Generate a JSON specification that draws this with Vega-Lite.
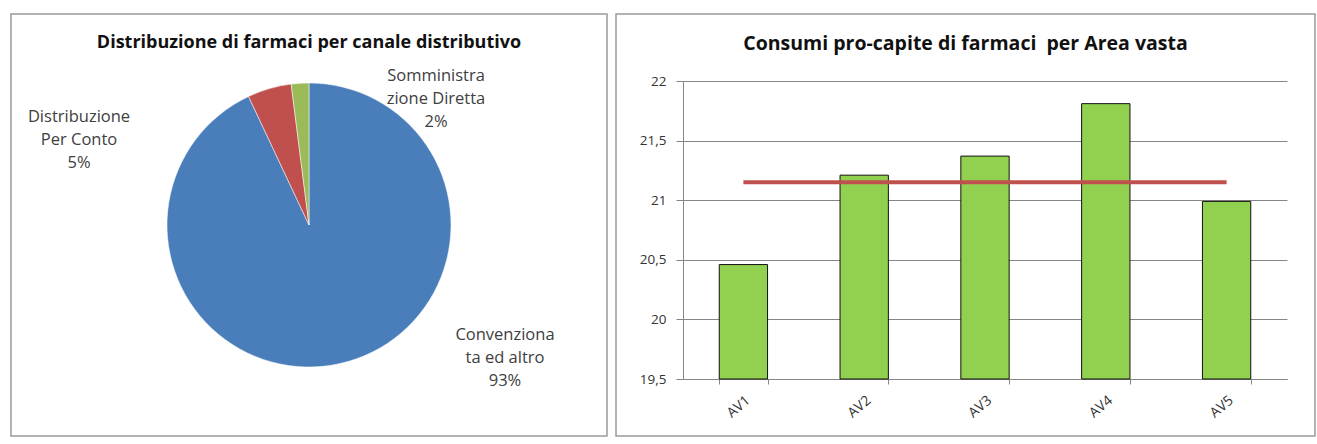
{
  "$schema": "https://vega.github.io/schema/vega-lite/v6.json",
  "padding": {"left": 10, "top": 13, "right": 0, "bottom": 0},
  "background": "white",
  "config": {
    "locale": {"number": {"decimal": ",", "thousands": ".", "grouping": [3], "currency": ["€", ""]}},
    "view": {"stroke": "#9a9a9a", "strokeWidth": 1.5},
    "font": "Open Sans",
    "concat": {"spacing": 7}
  },
  "hconcat": [
    {
      "width": 596,
      "height": 422,
      "view": {"stroke": "#9a9a9a", "strokeWidth": 1.5},
      "title": {"text": "Distribuzione di farmaci per canale distributivo", "fontSize": 18, "fontWeight": "bold", "color": "#111111", "offset": -38, "baseline": "top", "anchor": "middle", "font": "Open Sans"},
      "data": {"values": [
        {"canale": "Convenzionata ed altro", "quota": 0.93, "etichetta": "Convenziona\nta ed altro"},
        {"canale": "Distribuzione Per Conto", "quota": 0.05, "etichetta": "Distribuzione\nPer Conto"},
        {"canale": "Somministrazione Diretta", "quota": 0.02, "etichetta": "Somministra\nzione Diretta"}
      ]},
      "transform": [{"calculate": "datum.etichetta + '\\n' + format(datum.quota, '.0%')", "as": "testo"}],
      "layer": [
        {
          "mark": {"type": "arc", "outerRadius": 142, "stroke": "white", "strokeWidth": 0.5},
          "encoding": {
            "theta": {"field": "quota", "type": "quantitative", "stack": true},
            "color": {"field": "canale", "type": "nominal", "scale": {"domain": ["Convenzionata ed altro", "Distribuzione Per Conto", "Somministrazione Diretta"], "range": ["#4A7EBB", "#C0504D", "#9BBB59"]}, "legend": null}
          }
        },
        {
          "transform": [{"filter": "datum.canale === 'Convenzionata ed altro'"}],
          "mark": {"type": "text", "radius": 0, "dx": 196, "dy": 110, "lineBreak": "\n", "fontSize": 16.5, "lineHeight": 23, "color": "#404040", "baseline": "middle", "align": "center"},
          "encoding": {"theta": {"field": "quota", "type": "quantitative", "stack": true}, "text": {"field": "testo", "type": "nominal"}}
        },
        {
          "transform": [{"filter": "datum.canale === 'Distribuzione Per Conto'"}],
          "mark": {"type": "text", "radius": 0, "dx": -230, "dy": -108, "lineBreak": "\n", "fontSize": 16.5, "lineHeight": 23, "color": "#404040", "baseline": "middle", "align": "center"},
          "encoding": {"theta": {"field": "quota", "type": "quantitative", "stack": true}, "text": {"field": "testo", "type": "nominal"}}
        },
        {
          "transform": [{"filter": "datum.canale === 'Somministrazione Diretta'"}],
          "mark": {"type": "text", "radius": 0, "dx": 127, "dy": -149, "lineBreak": "\n", "fontSize": 16.5, "lineHeight": 23, "color": "#404040", "baseline": "middle", "align": "center"},
          "encoding": {"theta": {"field": "quota", "type": "quantitative", "stack": true}, "text": {"field": "testo", "type": "nominal"}}
        }
      ]
    },
    {
      "width": 699,
      "height": 422,
      "title": {"text": "Consumi pro-capite di farmaci\u00a0 per Area vasta", "fontSize": 19.5, "fontWeight": "bold", "color": "#111111", "offset": -40, "baseline": "top", "anchor": "middle", "font": "Open Sans"},
      "data": {"values": [
        {"area": "AV1", "consumo": 20.46, "media": 21.15},
        {"area": "AV2", "consumo": 21.21, "media": 21.15},
        {"area": "AV3", "consumo": 21.37, "media": 21.15},
        {"area": "AV4", "consumo": 21.81, "media": 21.15},
        {"area": "AV5", "consumo": 20.99, "media": 21.15}
      ]},
      "encoding": {
        "x": {
          "field": "area", "type": "nominal",
          "scale": {"range": [67, 671], "paddingInner": 0.6, "paddingOuter": 0.3},
          "axis": {"orient": "bottom", "offset": -57, "tickBand": "extent", "labelAngle": -40, "labelDx": -4, "domainColor": "#868686", "tickColor": "#868686", "tickSize": 5, "labelFontSize": 14, "labelColor": "#333333", "labelPadding": 9, "title": null, "grid": false}
        }
      },
      "layer": [
        {
          "mark": {"type": "bar", "fill": "#92D050", "stroke": "#111111", "strokeWidth": 1},
          "encoding": {
            "y": {
              "field": "consumo", "type": "quantitative",
              "scale": {"domain": [19.5, 22], "range": [365, 67], "nice": false, "zero": false},
              "axis": {"orient": "left", "offset": -67, "values": [19.5, 20, 20.5, 21, 21.5, 22], "format": ".1~f", "grid": true, "gridColor": "#868686", "gridWidth": 1, "domainColor": "#868686", "tickColor": "#868686", "tickSize": 7, "labelFontSize": 13.5, "labelColor": "#333333", "labelPadding": 10, "title": null}
            },
            "y2": {"datum": 19.5}
          }
        },
        {
          "mark": {"type": "line", "color": "#C0504D", "strokeWidth": 4},
          "encoding": {"y": {"field": "media", "type": "quantitative"}}
        }
      ]
    }
  ]
}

= = = = = = =

• [What is expected]:
Print out the whole of the material word for word, without pictures.

• [Complete answer]:
Generate a JSON specification that draws this with Vega-Lite.
{
  "$schema": "https://vega.github.io/schema/vega-lite/v6.json",
  "padding": {"left": 10, "top": 13, "right": 0, "bottom": 0},
  "background": "white",
  "config": {
    "locale": {"number": {"decimal": ",", "thousands": ".", "grouping": [3], "currency": ["€", ""]}},
    "view": {"stroke": "#9a9a9a", "strokeWidth": 1.5},
    "font": "Open Sans",
    "concat": {"spacing": 7}
  },
  "hconcat": [
    {
      "width": 596,
      "height": 422,
      "view": {"stroke": "#9a9a9a", "strokeWidth": 1.5},
      "title": {"text": "Distribuzione di farmaci per canale distributivo", "fontSize": 18, "fontWeight": "bold", "color": "#111111", "offset": -38, "baseline": "top", "anchor": "middle", "font": "Open Sans"},
      "data": {"values": [
        {"canale": "Convenzionata ed altro", "quota": 0.93, "etichetta": "Convenziona\nta ed altro"},
        {"canale": "Distribuzione Per Conto", "quota": 0.05, "etichetta": "Distribuzione\nPer Conto"},
        {"canale": "Somministrazione Diretta", "quota": 0.02, "etichetta": "Somministra\nzione Diretta"}
      ]},
      "transform": [{"calculate": "datum.etichetta + '\\n' + format(datum.quota, '.0%')", "as": "testo"}],
      "layer": [
        {
          "mark": {"type": "arc", "outerRadius": 142, "stroke": "white", "strokeWidth": 0.5},
          "encoding": {
            "theta": {"field": "quota", "type": "quantitative", "stack": true},
            "color": {"field": "canale", "type": "nominal", "scale": {"domain": ["Convenzionata ed altro", "Distribuzione Per Conto", "Somministrazione Diretta"], "range": ["#4A7EBB", "#C0504D", "#9BBB59"]}, "legend": null}
          }
        },
        {
          "transform": [{"filter": "datum.canale === 'Convenzionata ed altro'"}],
          "mark": {"type": "text", "radius": 0, "dx": 196, "dy": 110, "lineBreak": "\n", "fontSize": 16.5, "lineHeight": 23, "color": "#404040", "baseline": "middle", "align": "center"},
          "encoding": {"theta": {"field": "quota", "type": "quantitative", "stack": true}, "text": {"field": "testo", "type": "nominal"}}
        },
        {
          "transform": [{"filter": "datum.canale === 'Distribuzione Per Conto'"}],
          "mark": {"type": "text", "radius": 0, "dx": -230, "dy": -108, "lineBreak": "\n", "fontSize": 16.5, "lineHeight": 23, "color": "#404040", "baseline": "middle", "align": "center"},
          "encoding": {"theta": {"field": "quota", "type": "quantitative", "stack": true}, "text": {"field": "testo", "type": "nominal"}}
        },
        {
          "transform": [{"filter": "datum.canale === 'Somministrazione Diretta'"}],
          "mark": {"type": "text", "radius": 0, "dx": 127, "dy": -149, "lineBreak": "\n", "fontSize": 16.5, "lineHeight": 23, "color": "#404040", "baseline": "middle", "align": "center"},
          "encoding": {"theta": {"field": "quota", "type": "quantitative", "stack": true}, "text": {"field": "testo", "type": "nominal"}}
        }
      ]
    },
    {
      "width": 699,
      "height": 422,
      "title": {"text": "Consumi pro-capite di farmaci\u00a0 per Area vasta", "fontSize": 19.5, "fontWeight": "bold", "color": "#111111", "offset": -40, "baseline": "top", "anchor": "middle", "font": "Open Sans"},
      "data": {"values": [
        {"area": "AV1", "consumo": 20.46, "media": 21.15},
        {"area": "AV2", "consumo": 21.21, "media": 21.15},
        {"area": "AV3", "consumo": 21.37, "media": 21.15},
        {"area": "AV4", "consumo": 21.81, "media": 21.15},
        {"area": "AV5", "consumo": 20.99, "media": 21.15}
      ]},
      "encoding": {
        "x": {
          "field": "area", "type": "nominal",
          "scale": {"range": [67, 671], "paddingInner": 0.6, "paddingOuter": 0.3},
          "axis": {"orient": "bottom", "offset": -57, "tickBand": "extent", "labelAngle": -40, "labelDx": -4, "domainColor": "#868686", "tickColor": "#868686", "tickSize": 5, "labelFontSize": 14, "labelColor": "#333333", "labelPadding": 9, "title": null, "grid": false}
        }
      },
      "layer": [
        {
          "mark": {"type": "bar", "fill": "#92D050", "stroke": "#111111", "strokeWidth": 1},
          "encoding": {
            "y": {
              "field": "consumo", "type": "quantitative",
              "scale": {"domain": [19.5, 22], "range": [365, 67], "nice": false, "zero": false},
              "axis": {"orient": "left", "offset": -67, "values": [19.5, 20, 20.5, 21, 21.5, 22], "format": ".1~f", "grid": true, "gridColor": "#868686", "gridWidth": 1, "domainColor": "#868686", "tickColor": "#868686", "tickSize": 7, "labelFontSize": 13.5, "labelColor": "#333333", "labelPadding": 10, "title": null}
            },
            "y2": {"datum": 19.5}
          }
        },
        {
          "mark": {"type": "line", "color": "#C0504D", "strokeWidth": 4},
          "encoding": {"y": {"field": "media", "type": "quantitative"}}
        }
      ]
    }
  ]
}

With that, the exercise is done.